Among the cases in which this Court has declined to consider exceptions propounded on cross-examination because the record did not disclose what the answer would have been had the witness been permitted to answer, are the following: S. v. Leak, 156 N.C. 643, 72 S.E. 567; Stout v. Turnpike, 157 N.C. 366, 72 S.E. 993; Steeley v. Lumber Co., 165 N.C. 27, 80 S.E. 963; S. v. Lane, 166 N.C. 333, 81 S.E. 620; Brimmer v. Brimmer, 174 N.C. 435, 93 S.E. 984; Smith v. Myers, 188 N.C. 551, 125 S.E. 178; S. v. Collins, 189 N.C. 15, 126 S.E. 98; S. v. Brewer, 202 N.C. 187, 162 S.E. 363, 81 A.L.R. 1424; Hammond v. Williams, 215 N.C. 657, 3 S.E.2d 437. See also Howard v. Manufacturing Co., 179 N.C. 118, 101 S.E. 491; Newbern v. Hinton, 190 N.C. 108, 129 S.E. 181, and Wigmore on Evidence, 3rd Edition, Vol. I, section 20, page 362.

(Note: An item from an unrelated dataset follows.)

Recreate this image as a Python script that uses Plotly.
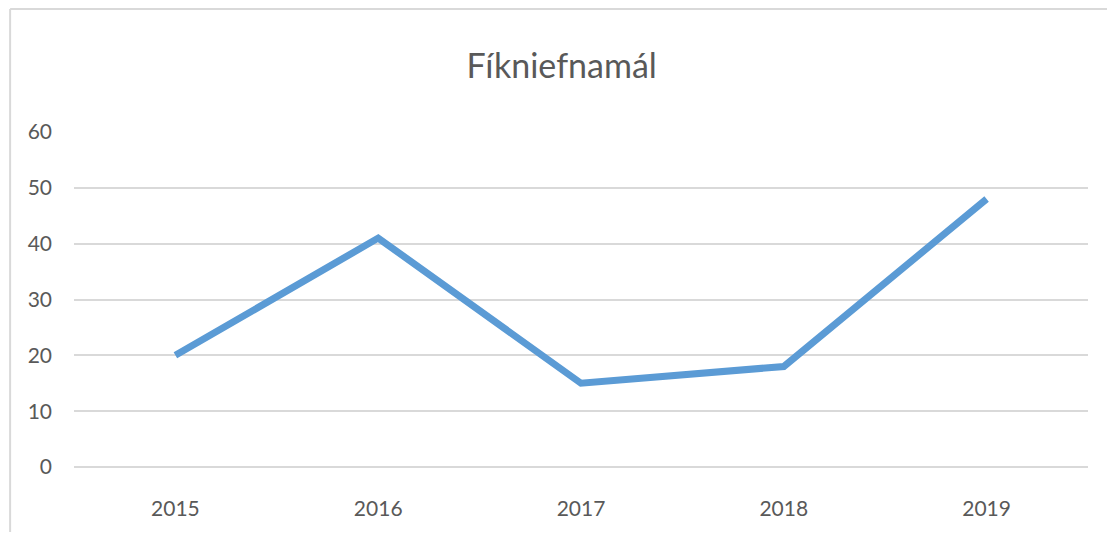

In Snyder v. Asheboro, supra, this Court said: "Since the record fails to disclose what the witness would have said, we cannot assume that his answer would have been favorable to the defendant. It would be vain to grant a new trial upon the hazard of an uncertain answer by the witness."
Likewise, Winborne, J., in the case of Coach Co. v. Motor Lines, 229 N.C. 650, 50 S.E.2d 909, said: "The record does not show what the answer of the witness would have been if permitted to answer. competency of the testimony is not, therefore, presented by the assignments of error. Barbee v. Davis, 187 N.C. 78, 121 S.E. 176, and cases cited."
The exception is overruled.
We have carefully examined the remaining exceptions and assignments of error, and, in our opinion, no error has been made to appear that would warrant a new trial. The verdict and judgment of the court below will be upheld.